A tool for translating between common coordinate frameworks using deformation matrices. A longstanding problem in NeuroInformatics has been the inability to easily translate data between common coordinate frameworks. CCF_translator aims to solve this. By connecting each new space to an existing one, we can construct a graph of deformations. This means that data can be translated as long as there is a route from one space to another, even if that route passes through multiple other spaces. Now, when new templates for new modalities, strains, or ages are released, users will not be subdivided into unrelated spaces. As long as they are connected to a space which exists in our network, they will be fully connected to all other spaces.
CCF_translator can also interpolate between spaces and create a new intermediate space. This is primarily useful for development, where, for instance, the midpoint between day 5 and day 7 can be taken and used as a postnatal day 6 reference. It could also be useful for making references of disease progression.
One way you can use CCF_translator is to view data from one space, in another space. For instance the allen connectivity dataset shows projections from viral tracing studies in the adult brain.

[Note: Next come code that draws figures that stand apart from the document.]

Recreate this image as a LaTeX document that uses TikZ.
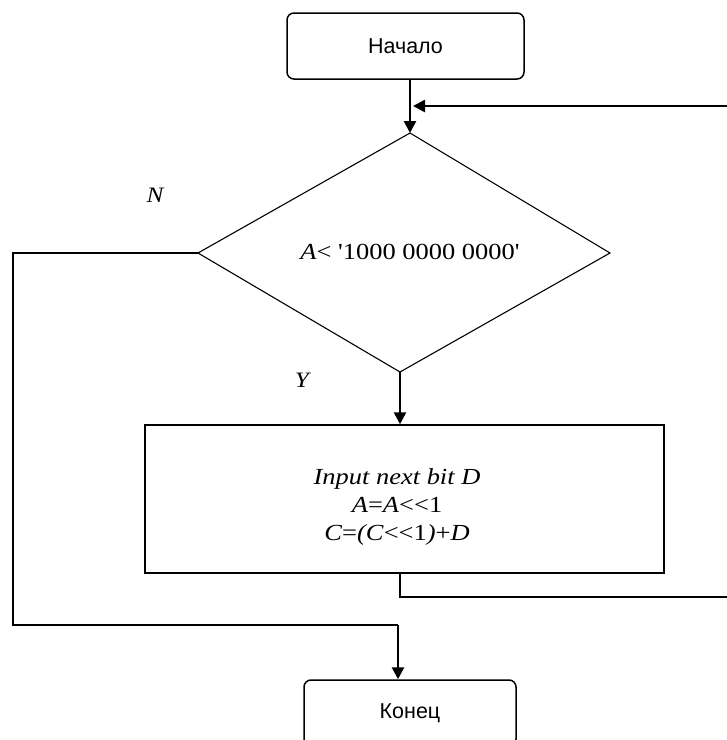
\documentclass[tikz,border=0pt]{standalone}
\usepackage{fontspec}
\setmainfont{Liberation Serif}[Ligatures=TeXOff,FakeStretch=1.15]
\newfontfamily\sansru{Liberation Sans}
\usetikzlibrary{arrows.meta}
\begin{document}
\begin{tikzpicture}[x=1pt,y=-1pt,
  term/.style={draw, line width=1.5pt, rounded corners=7pt, inner sep=0pt,
    font=\sansru\fontsize{21.5}{25}\selectfont},
  procbox/.style={draw, line width=1.5pt, inner sep=0pt},
  flow/.style={line width=2.6pt, -{Triangle[length=12pt,width=12pt]}},
  nline/.style={line width=1.6pt},
  loopline/.style={line width=1.3pt},
  lbl/.style={inner sep=0pt, font=\fontsize{22}{26}\selectfont\itshape}
]
\useasboundingbox (0,0) rectangle (727,740);

% terminals
\node[term, minimum width=237pt, minimum height=66pt] (start) at (405.5,46) {Начало};
\node[term, minimum width=212pt, minimum height=66pt] (end) at (410,713) {Конец};

% decision
\coordinate (dT) at (410,133);
\coordinate (dR) at (610,253);
\coordinate (dB) at (400,372);
\coordinate (dL) at (198,253);
\draw[line width=1.1pt, line join=miter] (dT) -- (dR) -- (dB) -- (dL) -- cycle;
\node[inner sep=0pt, font=\fontsize{23}{27}\selectfont] (cond) at (410,252) {\textit{A}< '1000 0000 0000'};

% process
\node[procbox, minimum width=519pt, minimum height=148pt] (proc) at (404.5,499) {};
\node[align=center, inner sep=0pt, font=\fontsize{23}{28}\selectfont] (proctext) at (397,507)
  {\textit{Input next bit D}\\ \textit{A}=\textit{A}<<1\\ \textit{C}=\textit{(C}<<1\textit{)}+\textit{D}};

% labels
\node[lbl] (lN) at (155,195) {N};
\node[lbl] (lY) at (302,380) {Y};

% connectors
\draw[flow] (dT |- start.south) -- (dT);
\draw[flow] (dB) -- (dB |- proc.north);

\coordinate (loopR) at (745,597);
\coordinate (loopTop) at (745,106);
\coordinate (join) at (413,106);
\draw[loopline] (dB |- proc.south) |- (loopR) -- (loopTop);
\draw[flow] (loopTop) -- (join);

\coordinate (nA) at (13,253);
\coordinate (nB) at (13,625);
\coordinate (nC) at (398,625);
\draw[nline] (dL) -- (nA) -- (nB) -- (nC);
\draw[flow] (nC) -- (nC |- end.north);
\end{tikzpicture}
\end{document}
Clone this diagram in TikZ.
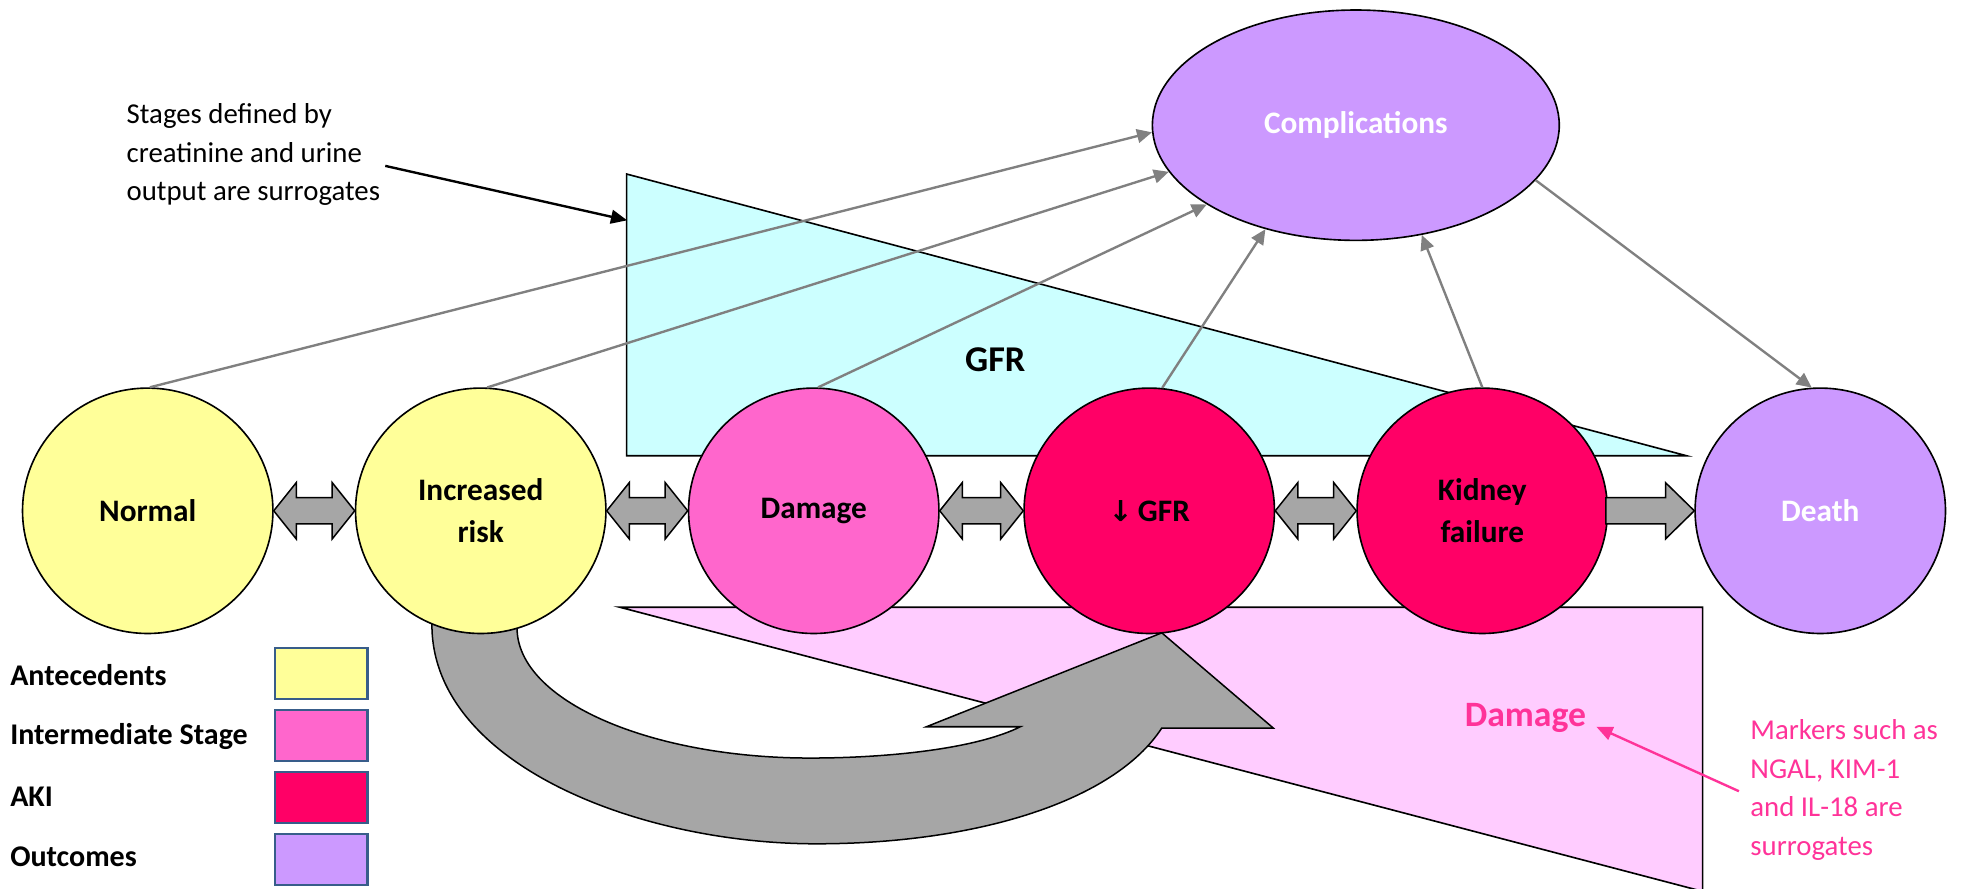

We can take any of these projection datasets and view them in the developing brain, for instance post natal day 9.
CCF_translator can be installed by running
pip install CCF-translator
the name in CCF_translator aims to copy the name of atlases in the brainglobe_atlasapi when possible.
| Framework Name | name in api | supported age range |
|---|---|---|
| Allen mouse CCFv3 | allen_mouse | 56 |
| Demba developmental mouse | demba_dev_mouse | 4-56 |
| Gubra lightsheet mouse | perens_lsfm_mouse | 56 |
| Gubra MRI mouse | perens_mri_mouse | 56 |
| Gubra STPT mouse | perens_stpt_mouse | 56 |
| Princeton lighsheet mouse | princeton_mouse | 56 |
Transforming points To take a coordinate in one volume and find the equivalent coordinate in a second volume is quite simple in CCF_translator.
import numpy as np
import CCF_translator
points = np.array([(286,250,267), (414,247,452)])
pset = CCF_translator.PointSet(points, 'demba_dev_mouse', voxel_size_micron=20, age_PND=56)
pset.transform(target_age=56, target_space='allen_mouse')
print(f"new points are {pset.values}")new points are [[267 250 286] [452 247 414]]
Transforming volumes
To run the volume examples you will want to install brainglobe-atlasapi using the following
pip install brainglobe-atlasapi
Transforming a volume is equally simple, here we get the volume from the brainglobe api, but you can load it however you like. In the Demba space the valid ages are from 4 to 56, and all of these are valid targets for transformation.
from brainglobe_atlasapi.bg_atlas import BrainGlobeAtlas
import CCF_translator
voxel_size_micron = 10
space_name = r"allen_mouse"
atlas = BrainGlobeAtlas("{space_name}_{voxel_size_micron}um")
source_age = 56
target_age= 32
CCFT_vol = CCF_translator.Volume(
values = atlas.reference,
space = 'allen_mouse',
voxel_size_micron=voxel_size_micron,
segmentation_file=False,
age_PND = source_age
)
CCFT_vol.transform(target_age, 'demba_dev_mouse')
CCFT_vol.save(rf"demo_data/P{target_age}_template_{voxel_size_micron}um.nii.gz")If you would like to add a new space or connect an existing one, please create a deformation matrix and/or describe the required reorientation, flipping, cropping, and padding of the axis between this space and one that already exists in the network, and then open an issue in this repository. Ideally, choose a space which covers all the areas which are covered in your space. While the Allen CCFv3 is very popular, it is missing the anterior olfactory bulb and the caudal portion of the cerebellum and brain stem, so it is not the optimal choice.
CCF_translator was first described in DeMBA: a developmental atlas for navigating the mouse brain in space and time. If you use CCF_translator, please cite that paper.